Retype, exactly as they stand, the lines from the start of the data to the line that contains "ax = fig.add_axes([36", both ends included. Leave the pictures out.

- Collected data
....
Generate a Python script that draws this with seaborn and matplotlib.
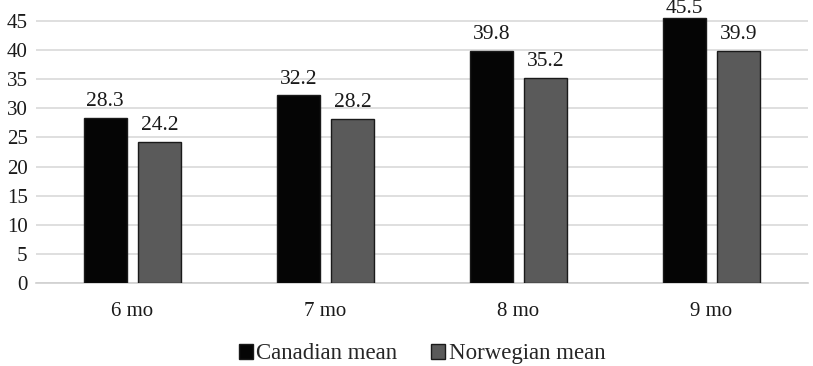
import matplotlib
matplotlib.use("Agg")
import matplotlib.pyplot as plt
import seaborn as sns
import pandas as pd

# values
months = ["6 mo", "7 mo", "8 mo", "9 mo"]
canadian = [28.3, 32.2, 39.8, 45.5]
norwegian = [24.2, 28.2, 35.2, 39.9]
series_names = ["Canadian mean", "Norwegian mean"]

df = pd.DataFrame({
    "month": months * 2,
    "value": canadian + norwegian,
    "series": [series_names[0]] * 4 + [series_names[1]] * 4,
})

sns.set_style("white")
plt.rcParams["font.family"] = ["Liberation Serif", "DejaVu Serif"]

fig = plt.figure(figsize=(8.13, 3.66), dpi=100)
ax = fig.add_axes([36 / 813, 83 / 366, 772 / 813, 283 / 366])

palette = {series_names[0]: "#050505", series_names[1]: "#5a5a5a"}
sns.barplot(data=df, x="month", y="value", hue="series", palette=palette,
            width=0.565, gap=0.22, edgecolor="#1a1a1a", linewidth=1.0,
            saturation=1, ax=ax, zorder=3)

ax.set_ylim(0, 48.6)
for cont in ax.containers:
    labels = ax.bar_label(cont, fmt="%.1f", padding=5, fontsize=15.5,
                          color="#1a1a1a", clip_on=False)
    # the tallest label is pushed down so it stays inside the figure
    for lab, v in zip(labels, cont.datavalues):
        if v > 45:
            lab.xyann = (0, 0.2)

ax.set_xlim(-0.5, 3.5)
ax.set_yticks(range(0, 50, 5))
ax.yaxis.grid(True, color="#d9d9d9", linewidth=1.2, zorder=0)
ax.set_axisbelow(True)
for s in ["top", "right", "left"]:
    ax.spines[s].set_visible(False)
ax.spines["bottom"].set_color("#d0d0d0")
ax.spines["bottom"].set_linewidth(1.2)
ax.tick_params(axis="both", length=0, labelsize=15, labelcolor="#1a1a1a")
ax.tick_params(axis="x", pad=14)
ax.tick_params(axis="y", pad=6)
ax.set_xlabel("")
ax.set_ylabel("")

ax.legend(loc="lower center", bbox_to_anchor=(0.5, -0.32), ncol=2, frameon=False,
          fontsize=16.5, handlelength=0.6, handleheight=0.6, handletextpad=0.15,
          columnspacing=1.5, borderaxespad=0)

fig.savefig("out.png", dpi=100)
....
- Output below
Generate a Python script that draws this with seaborn and matplotlib.
import matplotlib
matplotlib.use("Agg")
import matplotlib.pyplot as plt
import seaborn as sns
import pandas as pd

# values
months = ["6 mo", "7 mo", "8 mo", "9 mo"]
canadian = [28.3, 32.2, 39.8, 45.5]
norwegian = [24.2, 28.2, 35.2, 39.9]
series_names = ["Canadian mean", "Norwegian mean"]

df = pd.DataFrame({
    "month": months * 2,
    "value": canadian + norwegian,
    "series": [series_names[0]] * 4 + [series_names[1]] * 4,
})

sns.set_style("white")
plt.rcParams["font.family"] = ["Liberation Serif", "DejaVu Serif"]

fig = plt.figure(figsize=(8.13, 3.66), dpi=100)
ax = fig.add_axes([36 / 813, 83 / 366, 772 / 813, 283 / 366])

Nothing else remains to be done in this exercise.